In this blog, I highlight the key points from my panel discussion with Zurich Insurance, Aon and Copenhagen Infrastructure Service Company (CISC) during the Construction Risk Management Conference that took place in London on Thursday, June 8, 2023.
No industry is immune to the effects of global climate change and that is certainly true of the construction sector. Extreme weather events (caused by climate change) affect 45% of construction projects globally according to the Air Force Institute of Technology, and the resulting costs are in the billions in increased expenses and lost revenues.
Where are these costs and losses coming from? Project delays, damaged materials and supply chain disruptions stemming from the effects of climate change. Severe weather events, including hurricanes, tornadoes and wildfires, can damage buildings under construction or result in project delays as builders wait months for critical materials that are stuck somewhere in the supply chain.
What construction companies, their risk managers and their insurers need is future-forward climate risk analytics vs. historical data when assessing how climate change can, and will, impact their business and the global economy.
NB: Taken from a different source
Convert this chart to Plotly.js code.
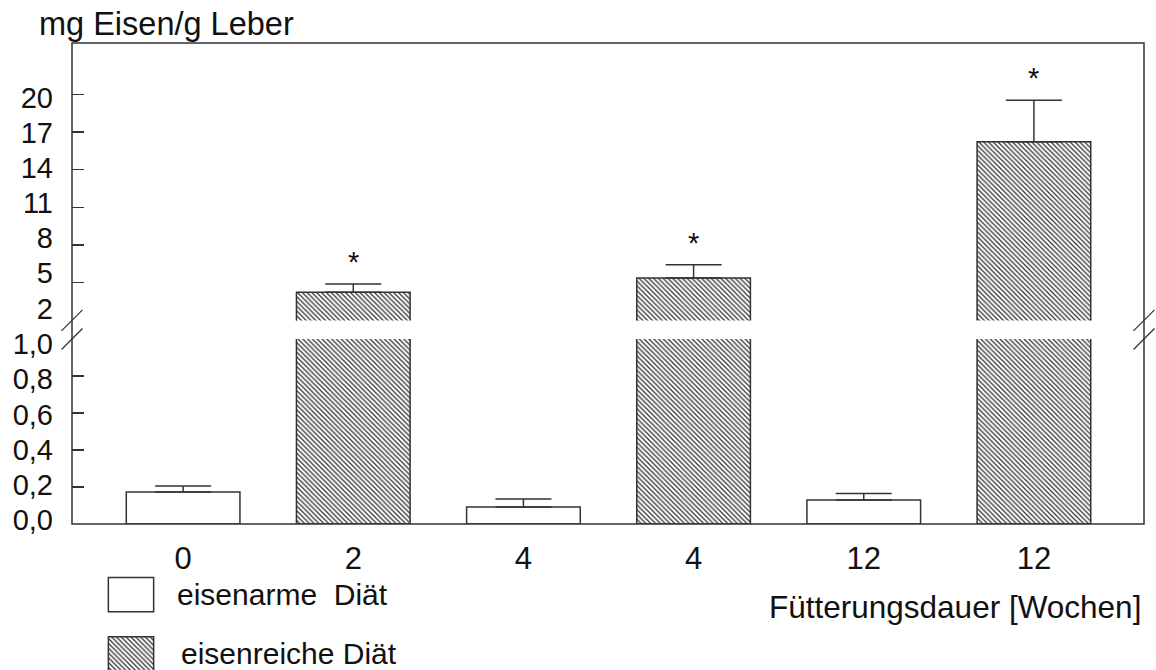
<!DOCTYPE html>
<html>
<head>
<meta charset="utf-8">
<script src="https://cdn.plot.ly/plotly-3.0.1.min.js"></script>
<style>
  html, body { margin: 0; padding: 0; background: #ffffff; }
  #chart { width: 1156px; height: 670px; }
</style>
</head>
<body>
<div id="chart"></div>
<script>
// Leber-Eisengehalt nach Fütterungsdauer, eisenarme vs. eisenreiche Diät
const weekLabels = ['0', '2', '4', '4', '12', '12'];
const dietGroup  = ['arm', 'reich', 'arm', 'reich', 'arm', 'reich'];
const ironMean   = [0.173, 4.24, 0.092, 5.37, 0.13, 16.23];
const ironSem    = [0.032, 0.66, 0.043, 1.06, 0.035, 3.30];
const significant = [false, true, false, true, false, true];

// tick marks (the break values 1,0 and 2 carry a label only)
const lowerTickMarks = [0, 0.2, 0.4, 0.6, 0.8];
const upperTickMarks = [5, 8, 11, 14, 17, 20];
const lowerTickLabels = [0, 0.2, 0.4, 0.6, 0.8, 1.0];
const upperTickLabels = [2, 5, 8, 11, 14, 17, 20];

const dietKeys   = ['arm', 'reich'];
const dietLabels = ['eisenarme\u00a0 Diät', 'eisenreiche Diät'];

const yTitle = 'mg Eisen/g Leber';
const xTitle = 'Fütterungsdauer [Wochen]';

// ---- geometry (pixels of the 1156 x 670 figure) ----
const W = 1156, H = 670;
const plotL = 72, plotR = 1144, plotT = 43, plotB = 524;
const lowerTopPx = 339;      // value 1,0 of the lower segment
const upperBotPx = 320.4;    // value 2 of the upper segment
const fx = px => px / W;
const fy = py => 1 - py / H;

// value ranges of both segments
const lowerRange = [0, 1.0];
const upperRange = [2, 24.09];
// the label columns are set a little tighter than the tick marks
const lowerLabelRange = [-0.0227, 1.0284];
const upperLabelRange = [0.985, 24.65];

const FONT = 'Liberation Sans, Arial, sans-serif';
const INK = '#333333';
const TXT = '#111111';

const hatch = { shape: '\\', fgcolor: '#333333', bgcolor: '#ffffff', size: 3.4, solidity: 0.36 };
const barWidth = 0.668;

function barTrace(key, yaxis) {
  const idx = dietGroup.map((g, i) => g === key ? i : -1).filter(i => i >= 0);
  return {
    type: 'bar',
    x: idx,
    y: idx.map(i => ironMean[i]),
    width: idx.map(() => barWidth),
    xaxis: 'x',
    yaxis: yaxis,
    marker: {
      color: '#ffffff',
      line: { color: INK, width: 1.5 },
      pattern: key === 'reich' ? hatch : { shape: '' }
    },
    error_y: {
      type: 'data',
      symmetric: false,
      array: idx.map(i => ironSem[i]),
      arrayminus: idx.map(() => 0),
      color: INK,
      thickness: 1.5,
      width: 28
    },
    showlegend: false,
    hoverinfo: 'skip'
  };
}

const traces = [];
dietKeys.forEach(k => {
  traces.push(barTrace(k, 'y'));
  traces.push(barTrace(k, 'y2'));
});

// empty carriers so the label-only axes get drawn
['y3', 'y4'].forEach(ya => {
  traces.push({ type: 'scatter', mode: 'markers', x: [], y: [], xaxis: 'x', yaxis: ya,
                showlegend: false, hoverinfo: 'skip' });
});

// legend swatches
dietKeys.forEach((k, j) => {
  traces.push({
    type: 'bar',
    orientation: 'h',
    x: [1],
    y: [dietLabels[j]],
    width: [0.58],
    xaxis: 'x5',
    yaxis: 'y5',
    marker: {
      color: '#ffffff',
      line: { color: INK, width: 1.5 },
      pattern: k === 'reich' ? hatch : { shape: '' }
    },
    showlegend: false,
    hoverinfo: 'skip'
  });
});

const yTickFont = { family: FONT, size: 29, color: TXT };

const tickAxis = {
  anchor: 'x', tickmode: 'array',
  ticks: 'inside', ticklen: 12, tickwidth: 1.5, tickcolor: INK,
  showticklabels: false,
  showline: false, showgrid: false, zeroline: false, fixedrange: true
};
const labelAxis = {
  anchor: 'x', side: 'left', tickmode: 'array',
  showline: false, showgrid: false, zeroline: false,
  ticks: '', tickfont: yTickFont, ticklabelstandoff: 18, fixedrange: true
};

const layout = {
  width: W, height: H,
  margin: { l: 0, r: 0, t: 0, b: 0, pad: 0 },
  paper_bgcolor: '#ffffff',
  plot_bgcolor: 'rgba(0,0,0,0)',
  separators: ', ',
  barmode: 'overlay',
  showlegend: false,
  font: { family: FONT, color: TXT },
  xaxis: {
    domain: [fx(plotL), fx(plotR)],
    range: [-0.653, 5.647],
    anchor: 'y',
    tickmode: 'array',
    tickvals: weekLabels.map((_, i) => i),
    ticktext: weekLabels,
    ticks: '',
    showline: false, showgrid: false, zeroline: false,
    tickfont: { family: FONT, size: 31, color: TXT },
    ticklabelstandoff: 13,
    fixedrange: true
  },
  yaxis: Object.assign({}, tickAxis, {
    domain: [fy(plotB), fy(lowerTopPx)],
    range: lowerRange,
    tickvals: lowerTickMarks
  }),
  yaxis3: Object.assign({}, labelAxis, {
    overlaying: 'y',
    range: lowerLabelRange,
    tickvals: lowerTickLabels,
    tickformat: '.1f'
  }),
  yaxis2: Object.assign({}, tickAxis, {
    domain: [fy(upperBotPx), fy(plotT)],
    range: upperRange,
    tickvals: upperTickMarks
  }),
  yaxis4: Object.assign({}, labelAxis, {
    overlaying: 'y2',
    range: upperLabelRange,
    tickvals: upperTickLabels,
    tickformat: 'd'
  }),
  xaxis5: {
    domain: [fx(107), fx(155)],
    range: [-0.03, 1.03],
    anchor: 'y5',
    visible: false,
    fixedrange: true
  },
  yaxis5: {
    domain: [0, fy(565)],
    range: [-0.27, 1.5],
    type: 'category',
    categoryorder: 'array',
    categoryarray: [dietLabels[1], dietLabels[0]],
    anchor: 'x5',
    visible: false,
    fixedrange: true
  },
  shapes: [],
  annotations: []
};

// frame around the plotting area
layout.shapes.push({
  type: 'rect', xref: 'paper', yref: 'paper', layer: 'above',
  x0: fx(plotL), x1: fx(plotR), y0: fy(plotB), y1: fy(plotT),
  line: { color: INK, width: 1.5 }, fillcolor: 'rgba(0,0,0,0)'
});

// axis break marks on both sides
[plotL, plotR].forEach(ax => {
  [upperBotPx, lowerTopPx].forEach(cy => {
    layout.shapes.push({
      type: 'line', xref: 'paper', yref: 'paper', layer: 'above',
      x0: fx(ax - 10.5), y0: fy(cy + 10.5),
      x1: fx(ax + 10.5), y1: fy(cy - 10.5),
      line: { color: INK, width: 1.2 }
    });
  });
});

// significance markers
significant.forEach((s, i) => {
  if (!s) return;
  layout.annotations.push({
    xref: 'x', yref: 'y2', x: i, y: ironMean[i] + ironSem[i],
    text: '*', showarrow: false, yanchor: 'bottom', yshift: 4,
    font: { family: FONT, size: 29, color: TXT }
  });
});

// axis titles
layout.annotations.push({
  xref: 'paper', yref: 'paper', x: fx(37), y: fy(24),
  xanchor: 'left', yanchor: 'middle', showarrow: false,
  text: yTitle, font: { family: FONT, size: 32.5, color: TXT }
});
layout.annotations.push({
  xref: 'paper', yref: 'paper', x: fx(1143), y: fy(607),
  xanchor: 'right', yanchor: 'middle', showarrow: false,
  text: xTitle, font: { family: FONT, size: 31.5, color: TXT }
});

// legend labels
const legendTextX = [175, 179];
const legendTextY = [594, 653];
dietLabels.forEach((lab, j) => {
  layout.annotations.push({
    xref: 'paper', yref: 'paper', x: fx(legendTextX[j]), y: fy(legendTextY[j]),
    xanchor: 'left', yanchor: 'middle', showarrow: false,
    text: lab, font: { family: FONT, size: 30, color: TXT }
  });
});

Plotly.newPlot('chart', traces, layout, { displayModeBar: false, staticPlot: true });
</script>
</body>
</html>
Amar Rahman at Zurich said “it’s like looking in a rear view mirror to understand what the future holds, and that doesn’t work.” Risk managers are turning to forward-looking climate risk modeling to understand looming threats and find new ways to adapt. During my discussion at the conference, the panel members discussed how climate change is impacting construction risk management and how historical data is a poor indicator of future trends.
What historical data can show is a trend for higher weather-related losses over the last 20 or 30 years. But the pace of losses from most perils is accelerating and forward-looking models are a much better indicator for future trends. Hampered by a historical focus and other shortcomings, cat models can’t adequately quantify future risk in a rapidly changing climate vs analytics based on best-in-science climate models give the construction industry and insurers a far-sighted assessment of climate-driven impacts.
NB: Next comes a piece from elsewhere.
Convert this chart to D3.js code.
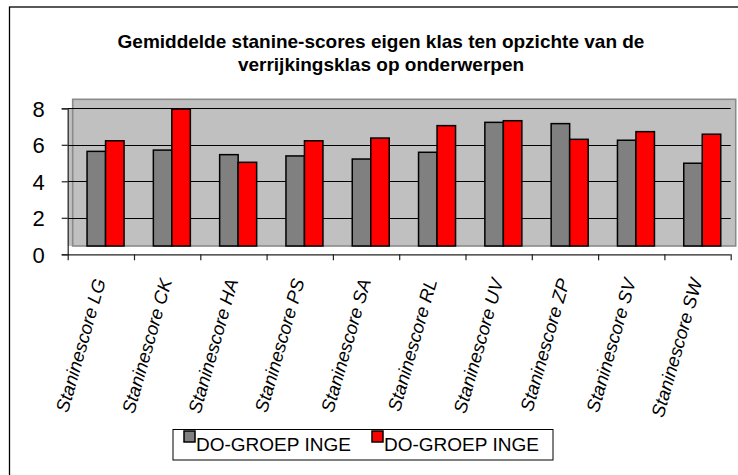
<!DOCTYPE html>
<html>
<head>
<meta charset="utf-8">
<script src="https://cdn.jsdelivr.net/npm/d3@7"></script>
<style>
  body { margin: 0; background: #fff; }
  svg { display: block; font-family: "Liberation Sans", Arial, sans-serif; }
</style>
</head>
<body>
<svg id="chart" width="738" height="475"></svg>
<script>
// data
const categories = ["Staninescore LG", "Staninescore CK", "Staninescore HA", "Staninescore PS", "Staninescore SA",
  "Staninescore RL", "Staninescore UV", "Staninescore ZP", "Staninescore SV", "Staninescore SW"];
const seriesNames = ["DO-GROEP INGE", "DO-GROEP INGE"];
const groepA = [5.64, 5.71, 5.46, 5.39, 5.22, 5.59, 7.23, 7.16, 6.25, 4.99];
const groepB = [6.22, 7.96, 5.04, 6.22, 6.37, 7.05, 7.32, 6.30, 6.72, 6.58];
const yTicks = [0, 2, 4, 6, 8];
const titleLines = ["Gemiddelde stanine-scores eigen klas ten opzichte van de", "verrijkingsklas op onderwerpen"];

const colors = ["#808080", "#ff0000"];
const svg = d3.select("#chart");

// outer chart frame (right/bottom run off the picture)
svg.append("rect")
  .attr("x", 9.5).attr("y", 7)
  .attr("width", 780).attr("height", 500)
  .attr("fill", "#fff").attr("stroke", "#000").attr("stroke-width", 1.3);

// title
svg.append("g").selectAll("text")
  .data(titleLines)
  .enter().append("text")
  .attr("x", 381)
  .attr("y", (d, i) => 48 + i * 23)
  .attr("text-anchor", "middle")
  .attr("font-size", 19)
  .attr("font-weight", "bold")
  .text(d => d);

// scales
const x = d3.scaleBand().domain(categories).range([67.7, 730.7]);
const y = d3.scaleLinear().domain([0, 8]).range([254.3, 108.3]);
const depth = { dx: 5, dy: 8.3 }; // the 3d shift of the back wall
const barW = 18.5;

// back wall
svg.append("rect")
  .attr("x", x.range()[0]).attr("y", y(8))
  .attr("width", x.range()[1] - x.range()[0]).attr("height", y(0) - depth.dy - y(8))
  .attr("fill", "#c0c0c0");
svg.append("rect")
  .attr("x", x.range()[0] + depth.dx).attr("y", y(8) - depth.dy - 0.7)
  .attr("width", x.range()[1] - x.range()[0]).attr("height", y(0) - y(8) + 0.7)
  .attr("fill", "#c0c0c0").attr("stroke", "#8a8a8a").attr("stroke-width", 1.6);

// gridlines
svg.append("g").selectAll("line")
  .data(yTicks.filter(t => t > 0))
  .enter().append("line")
  .attr("x1", x.range()[0]).attr("x2", x.range()[1])
  .attr("y1", d => Math.round(y(d)) + 0.5).attr("y2", d => Math.round(y(d)) + 0.5)
  .attr("stroke", "#000").attr("stroke-width", 1);

// bars
const groups = svg.append("g").selectAll("g")
  .data(categories)
  .enter().append("g")
  .attr("transform", d => `translate(${x(d) + x.bandwidth() / 2 + depth.dx - 0.3},0)`);

[groepA, groepB].forEach((vals, s) => {
  groups.append("rect")
    .attr("x", s === 0 ? -barW : 0)
    .attr("y", (d, i) => y(vals[i]))
    .attr("width", barW)
    .attr("height", (d, i) => y(0) - depth.dy - y(vals[i]))
    .attr("fill", colors[s])
    .attr("stroke", "#000").attr("stroke-width", 1.5);
});

// axes
const yAxis = svg.append("g")
  .attr("transform", `translate(${x.range()[0]},0)`)
  .call(d3.axisLeft(y).tickValues(yTicks).tickSize(6).tickPadding(17));
yAxis.selectAll("text").attr("font-size", 22).attr("fill", "#000").attr("dy", "0.36em")
  .style("font-family", "Liberation Sans, Arial, sans-serif");

const xAxis = svg.append("g")
  .attr("transform", `translate(0,${y(0)})`)
  .call(d3.axisBottom(d3.scaleLinear().domain([0, categories.length]).range(x.range()))
    .ticks(categories.length).tickSize(6).tickFormat(""));

svg.selectAll(".domain, .tick line").attr("stroke", "#222").attr("stroke-width", 1.2);
xAxis.select(".domain").attr("d", `M${x.range()[0]},0.5H${x.range()[1]}`);

// category labels, rotated
svg.append("g").selectAll("text")
  .data(categories)
  .enter().append("text")
  .attr("transform", d => `translate(${x(d) + x.bandwidth() / 2 + 5},281) rotate(-74)`)
  .attr("text-anchor", "end")
  .attr("font-size", 18.5)
  .attr("font-style", "italic")
  .text(d => d);

// legend
const legend = svg.append("g");
legend.append("rect")
  .attr("x", 173).attr("y", 429.5)
  .attr("width", 380).attr("height", 30.5)
  .attr("fill", "#fff").attr("stroke", "#000").attr("stroke-width", 1);

const items = legend.selectAll("g.item")
  .data(seriesNames)
  .enter().append("g")
  .attr("transform", (d, i) => `translate(${i === 0 ? 184 : 372},431)`);
items.append("rect")
  .attr("width", 11).attr("height", 11)
  .attr("fill", (d, i) => colors[i])
  .attr("stroke", "#000").attr("stroke-width", 1.5);
items.append("text")
  .attr("x", 12).attr("y", 20)
  .attr("font-size", 19)
  .text(d => d);
</script>
</body>
</html>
If we look at return periods for severe weather events we see that they are rapidly shortening. When we talk about one-in-500-year events, we know that those assumptions are false. The US Gulf of Mexico has had three one-in-500-year events in 5 years so return periods are much shorter than we originally thought.
When asked for his perspective, Amar Rahman, global head of climate change resilience services at Zurich said “people tend to think of perils, such as wind or flood, in isolation, but there is now more and more interaction between perils.” “Sea level rises and increasing hurricanes and tornadoes are leading to flooding deeper inland, impacting places that traditionally have not had flooding.”
With these cascading events, construction risk managers are looking to build resilience to future proof their businesses so that when presenting risk to the insurance market, they are in a better position. That was the opinion of Tracie Thompson, global head of ESG and climate at Aon. She noted that underwriting is moving from an art to a science, based on forward thinking.
“It’s about how we can help clients build resilience based on the data that allows them to access risk capital. And historical data is not lending itself to underwriting models anymore.”
On my panel was risk manager Steven Carney from Copenhagen Infrastructure Service Company (CISC), who talked about how risk professionals are using models at a very early stage in developing projects. “We are doing early nat cat screenings, both to see the risks right now, as well as looking at the lifetime of the asset,” he said. If you access the technology earlier you can avoid many issues, he added.
The one thing that rang true for the audience was not only that climate change is here and it’s already impacting the construction industry, but that forward-looking climate risk modeling is a necessity for planning, adaptation and building resilience.